KARACHI: Governor State Bank of Pakistan (SBP) Jameel Ahmad has emphasised the urgent need for greater regional cooperation and innovation to build integrated capital markets capable of mobilizing investment, enhancing resilience, and fostering sustainable growth across Asia.
He was delivering his keynote address at the inaugural International Capital Market Conference 2025 held on Tuesday in Karachi.
Ahmad lauded the SECP for hosting the landmark event and creating a platform for collaboration among policymakers, regulators, and market participants from across the region.
Speaking on the theme Regional Integration and Innovation in Capital Markets: A New Era of Cooperation, the Governor highlighted that no single country can address today’s economic and financial challenges in isolation. ‘In an increasingly interconnected world, regional market integration is not an option — it is a necessity,’ he remarked.
Governor SBP in his address highlighted three dimensions of capital market integration i.e., why regional integration is important, how it can be effectively achieved, and how Pakistan is positioned to contribute.
Governor noted that regional capital markets enable smoother capital flows, harmonized regulations, and broader investment opportunities. For economies with low savings rates and limited bank financing capacity — especially for climate and infrastructure projects — integrated regional markets can serve as a critical financing channel. “When capital is allocated more efficiently, growth becomes more inclusive, resilient, and sustainable,” he added.
Citing successful examples such as the Eastern Caribbean Securities Market and the ASEAN+3 Asian Bond Markets Initiative, the Governor elaborated that integration can lower transaction costs, diversify risk, and broaden investor base. He pointed out that ASEAN+3’s bond markets had expanded from 88 percent of GDP in 2002 to 133 percent in 2025 — demonstrating the power of collective regional action.
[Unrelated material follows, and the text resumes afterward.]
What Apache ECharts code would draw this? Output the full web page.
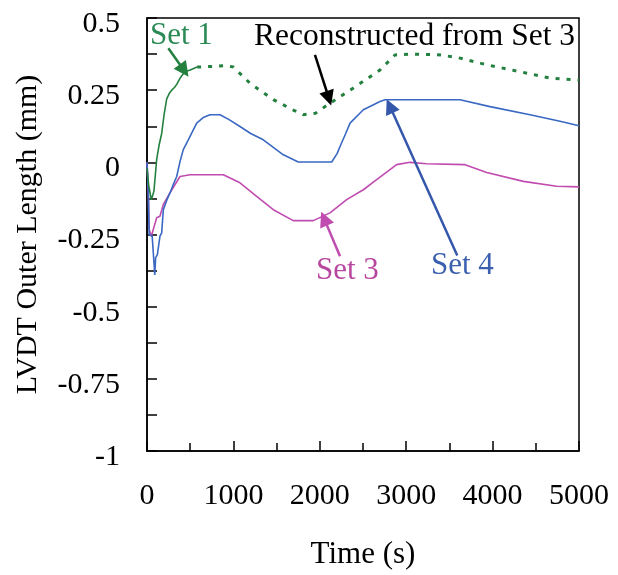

To unlock similar benefits in Asia, the Governor outlined four key prerequisites that include alignment of regulatory frameworks, development of market connectivity infrastructure, harmonization of legal & institutional structures, and strengthening of collaboration among regulators and market participants. He also cautioned that integration brings risks of contagion and imbalance, which must be mitigated through strong surveillance frameworks and sound macroeconomic coordination.
Turning to Pakistan’s role, the Governor said the country is now better placed to undertake structural reforms following recent economic stabilization. Under the SBP’s Vision 2028 and the government’s Uraan Pakistan blueprint, efforts are underway to expand access to finance, foster innovation, and build a resilient, technology-driven financial ecosystem.
Ahmad highlighted SBP’s key initiatives for advancing regional and domestic integration of capital markets. These included expanding the country’s Raast instant payment system beyond borders through its linkage with the Arab Monetary Fund’s Buna platform, as well as developing a unified digital identity and KYC framework with SECP and PSX to simplify investor access across banking, insurance, and capital markets.
“The integration of our capital markets represents a historic opportunity to harness our own savings for our development, to strengthen financial stability, and to amplify our collective voice in the global financial system,” the Governor concluded. “Achieving this vision will require sustained political will, regulatory cooperation, and mutual trust. Together, we can build a region that finances its own future.”